= STATED PROBLEM =
Please retype the records below exactly, from the first line through the line containing "mfc='white', mec='black', mew=0.8, label='Cycle-based", and leave out any pictures.

= ENTRIES PROVIDED =
======

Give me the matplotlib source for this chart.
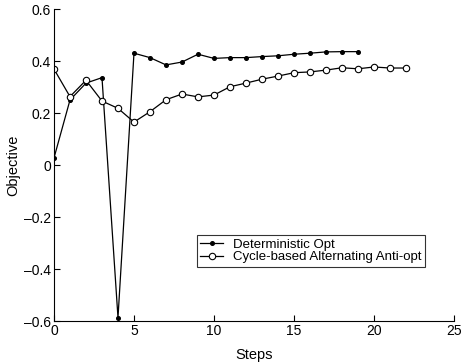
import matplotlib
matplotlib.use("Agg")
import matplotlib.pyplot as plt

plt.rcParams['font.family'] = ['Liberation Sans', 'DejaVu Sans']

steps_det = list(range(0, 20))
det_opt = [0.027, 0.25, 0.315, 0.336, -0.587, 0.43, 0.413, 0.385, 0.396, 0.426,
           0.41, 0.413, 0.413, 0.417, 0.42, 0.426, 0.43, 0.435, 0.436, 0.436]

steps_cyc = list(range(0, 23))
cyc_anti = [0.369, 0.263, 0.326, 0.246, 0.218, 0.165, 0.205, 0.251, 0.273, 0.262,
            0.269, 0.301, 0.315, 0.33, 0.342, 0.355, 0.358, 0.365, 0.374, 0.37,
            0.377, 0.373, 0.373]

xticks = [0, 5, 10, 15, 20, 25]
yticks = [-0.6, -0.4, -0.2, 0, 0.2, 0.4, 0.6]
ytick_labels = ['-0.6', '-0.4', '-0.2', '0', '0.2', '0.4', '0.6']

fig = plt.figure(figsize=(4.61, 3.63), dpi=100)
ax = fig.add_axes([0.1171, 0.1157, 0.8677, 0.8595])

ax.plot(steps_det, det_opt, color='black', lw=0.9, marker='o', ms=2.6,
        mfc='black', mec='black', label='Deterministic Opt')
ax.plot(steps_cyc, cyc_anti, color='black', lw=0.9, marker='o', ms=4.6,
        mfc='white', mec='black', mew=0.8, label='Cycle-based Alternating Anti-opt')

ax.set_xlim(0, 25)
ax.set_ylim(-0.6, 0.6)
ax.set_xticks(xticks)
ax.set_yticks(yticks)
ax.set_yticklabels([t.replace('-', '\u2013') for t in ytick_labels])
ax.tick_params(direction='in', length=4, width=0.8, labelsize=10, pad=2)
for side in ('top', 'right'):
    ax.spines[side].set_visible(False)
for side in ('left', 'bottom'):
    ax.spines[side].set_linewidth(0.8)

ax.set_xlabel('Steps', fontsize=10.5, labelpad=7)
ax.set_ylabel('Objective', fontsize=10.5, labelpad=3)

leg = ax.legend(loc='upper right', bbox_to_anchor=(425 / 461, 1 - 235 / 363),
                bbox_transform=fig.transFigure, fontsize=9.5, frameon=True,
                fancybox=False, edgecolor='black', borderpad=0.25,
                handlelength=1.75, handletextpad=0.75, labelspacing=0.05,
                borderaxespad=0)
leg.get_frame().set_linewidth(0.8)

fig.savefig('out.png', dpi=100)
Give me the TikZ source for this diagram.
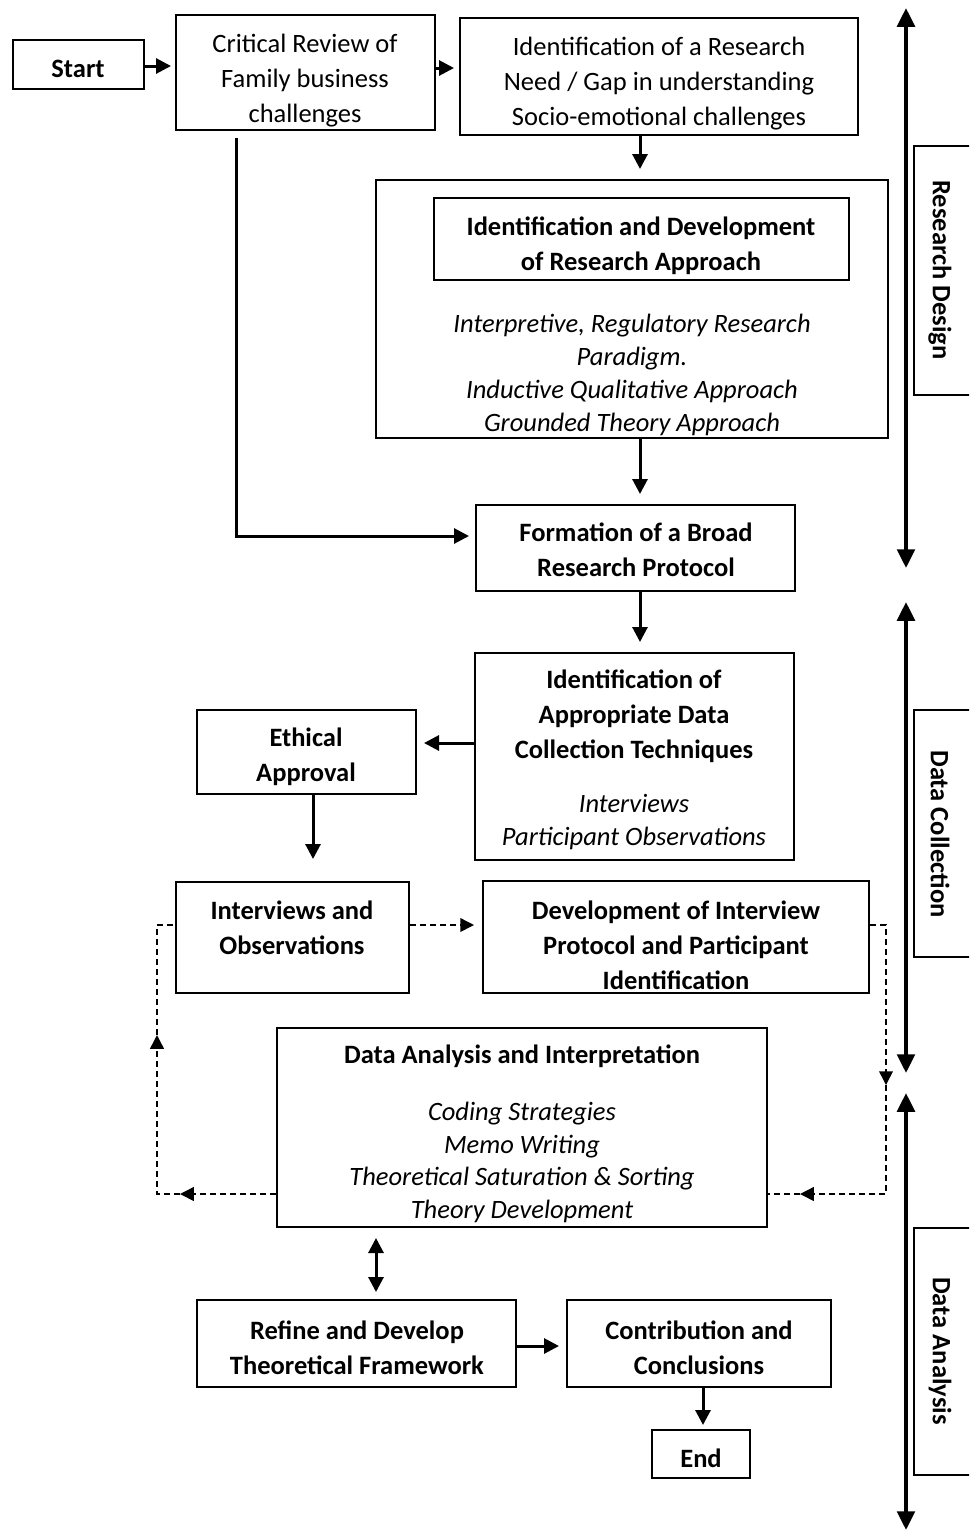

======

= FULL OUTPUT =
Give me the matplotlib source for this chart.
import matplotlib
matplotlib.use("Agg")
import matplotlib.pyplot as plt

plt.rcParams['font.family'] = ['Liberation Sans', 'DejaVu Sans']

steps_det = list(range(0, 20))
det_opt = [0.027, 0.25, 0.315, 0.336, -0.587, 0.43, 0.413, 0.385, 0.396, 0.426,
           0.41, 0.413, 0.413, 0.417, 0.42, 0.426, 0.43, 0.435, 0.436, 0.436]

steps_cyc = list(range(0, 23))
cyc_anti = [0.369, 0.263, 0.326, 0.246, 0.218, 0.165, 0.205, 0.251, 0.273, 0.262,
            0.269, 0.301, 0.315, 0.33, 0.342, 0.355, 0.358, 0.365, 0.374, 0.37,
            0.377, 0.373, 0.373]

xticks = [0, 5, 10, 15, 20, 25]
yticks = [-0.6, -0.4, -0.2, 0, 0.2, 0.4, 0.6]
ytick_labels = ['-0.6', '-0.4', '-0.2', '0', '0.2', '0.4', '0.6']

fig = plt.figure(figsize=(4.61, 3.63), dpi=100)
ax = fig.add_axes([0.1171, 0.1157, 0.8677, 0.8595])

ax.plot(steps_det, det_opt, color='black', lw=0.9, marker='o', ms=2.6,
        mfc='black', mec='black', label='Deterministic Opt')
ax.plot(steps_cyc, cyc_anti, color='black', lw=0.9, marker='o', ms=4.6,
        mfc='white', mec='black', mew=0.8, label='Cycle-based Alternating Anti-opt')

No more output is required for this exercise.